Why do we take a risk like this with our children? Why do adults, who were deceived themselves as children, insist on perpetuating this myth about jolly old St. Nick? We keep it alive as if Santa embodies everything that is good and to abandon the myth would mean the loss of all love and joy and innocence. The New York Sun editorial writer who penned the famous “Yes, Virginia, there is a Santa Claus,” confidently asserted that, “He exists as certainly as love and generosity and devotion exist.” And, “how dreary would be the world if there were no Santa Claus!…There would be no childlike faith then, no poetry, no romance to make tolerable this existence.”

So, instead of putting our faith and trust in the God who is real and is the Creator and Provider of all good things, we choose to promote, defend, and believe in a mythical, godlike creature and in the process cheat our kids out of the wonderfully incredible truth that there is Someone who really can deliver gifts to all the children all over the world in a single night. And the security of knowing that this God loves them and is always with them and is able to give them everything they need. God is the real deal; Santa is an imaginary pseudogod.

Do we hang on to Santa because our faith is weak and we don’t feel confident teaching even our children that God is sufficient and all-powerful? Or is it that we just don’t like how God operates because he doesn’t give us all the material things we want? Maybe we like Santa better because he gives but doesn’t make any demands on us. Sure, he keeps a list of who’s naughty and nice, but the naughty kids, and adults, still get presents. So he makes us feel all warm and fuzzy ‘cause he’s a great big sugar daddy, and we don’t even have to spend any time with him.

Some, I imagine, get on the Santa bandwagon because they love the look of wonder in a child’s eyes as he or she takes in the whole story of the North Pole and the flying reindeer and sliding down chimneys. But let’s face it, what’s the most wonderful thing about Santa to children? It’s the bagful of toys for all the girls and boys. Santa doesn’t discipline or allow trials in our lives to teach and refine us.
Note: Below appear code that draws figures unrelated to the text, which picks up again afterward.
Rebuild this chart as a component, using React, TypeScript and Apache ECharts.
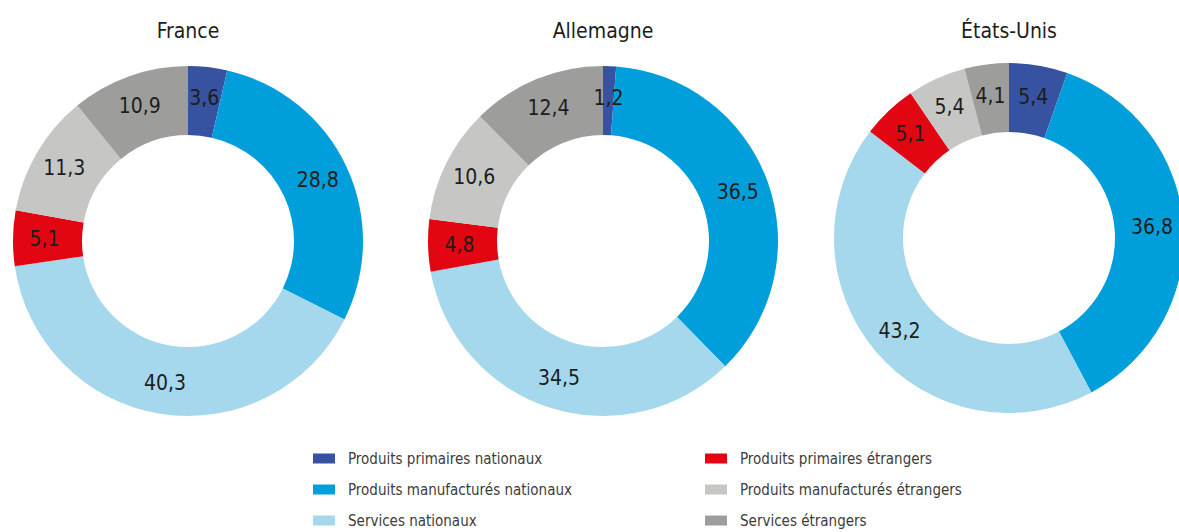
import React, { useEffect, useRef } from "react";
import * as echarts from "echarts";

const categories = [
  "Produits primaires nationaux",
  "Produits manufacturés nationaux",
  "Services nationaux",
  "Produits primaires étrangers",
  "Produits manufacturés étrangers",
  "Services étrangers",
];
const colors = ["#3752A0", "#009FDC", "#A5D8EC", "#E20613", "#C6C6C5", "#9D9D9C"];
const countries = ["France", "Allemagne", "États-Unis"];
const franceValues = [3.6, 28.8, 40.3, 5.1, 11.3, 10.9];
const allemagneValues = [1.2, 36.5, 34.5, 4.8, 10.6, 12.4];
const etatsUnisValues = [5.4, 36.8, 43.2, 5.1, 5.4, 4.1];
const allValues = [franceValues, allemagneValues, etatsUnisValues];

const centers: [number, number][] = [
  [188, 241],
  [603, 241],
  [1009, 238],
];
const FONT = "'Liberation Sans Narrow', 'DejaVu Sans Condensed', sans-serif";

export default function App() {
  const ref = useRef<HTMLDivElement>(null);
  useEffect(() => {
    if (!ref.current) return;
    const chart = echarts.init(ref.current, null, { renderer: "svg" });
    const series = allValues.map((vals, i) => ({
      type: "pie",
      name: countries[i],
      center: centers[i],
      radius: [106, 175],
      startAngle: 90,
      clockwise: true,
      avoidLabelOverlap: false,
      silent: true,
      itemStyle: { borderWidth: 0 },
      label: {
        show: true,
        position: "inside",
        color: "#1d1d1b",
        fontFamily: FONT,
        fontSize: 21,
        formatter: (p: any) => p.value.toFixed(1).replace(".", ","),
      },
      labelLine: { show: false },
      data: vals.map((v, j) => ({
        name: categories[j],
        value: v,
        itemStyle: { color: colors[j] },
      })),
    }));
    const legendCommon = {
      orient: "vertical",
      top: 451,
      height: 120,
      itemWidth: 22,
      itemHeight: 10,
      itemGap: 16,
      icon: "rect",
      selectedMode: false,
      padding: 0,
      textStyle: {
        fontFamily: FONT,
        fontSize: 15,
        color: "#3c3c3b",
        padding: [0, 0, 0, 8],
      },
    };
    chart.setOption({
      animation: false,
      backgroundColor: "#ffffff",
      legend: [
        { ...legendCommon, left: 313, data: categories.slice(0, 3) },
        { ...legendCommon, left: 705, data: categories.slice(3, 6) },
      ],
      graphic: countries.map((c, i) => ({
        type: "text",
        x: centers[i][0],
        y: 31,
        style: {
          text: c,
          fontFamily: FONT,
          fontSize: 21,
          fill: "#1d1d1b",
          textAlign: "center",
          textVerticalAlign: "middle",
        },
      })),
      series,
    });
    return () => chart.dispose();
  }, []);
  return (
    <div
      ref={ref}
      style={{ position: "absolute", left: 0, top: 0, width: 1179, height: 532 }}
    />
  );
}
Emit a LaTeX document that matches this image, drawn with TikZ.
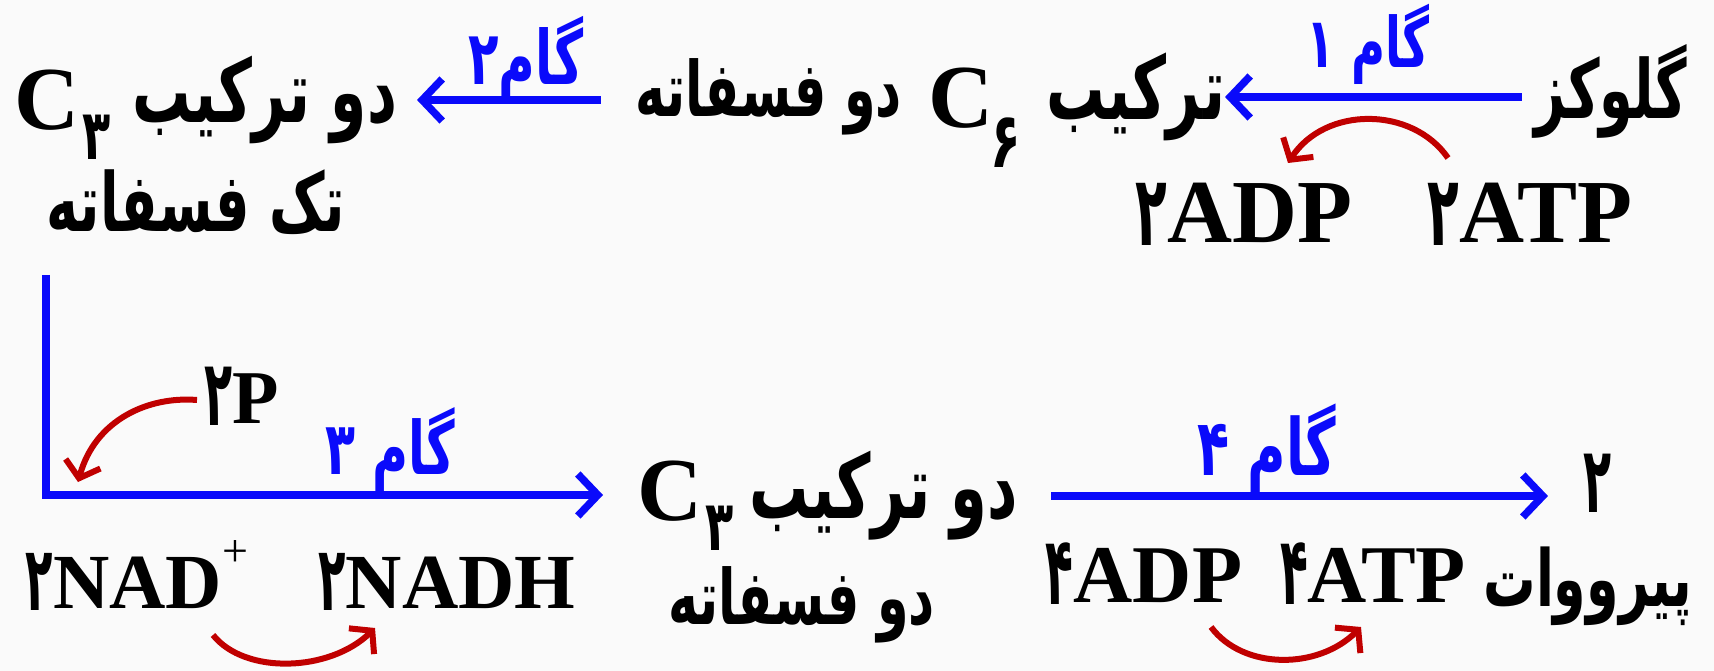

Nobody wants those things for Christmas, or anytime, but they come with the package when you’re dealing with truth.

But how do our children approach the truth about God when they learn that what they’ve believed for so long has been a lie? Will they totally abandon the idea of absolute truth as so many have nowadays, so that truth is relative and then nothing really is true at all?

Santa Claus is here to stay, I’m sure, but this Christmas, and every day I have with them, I am passing on to my children one of the greatest gifts Santa or anyone could ever give: a love of truth.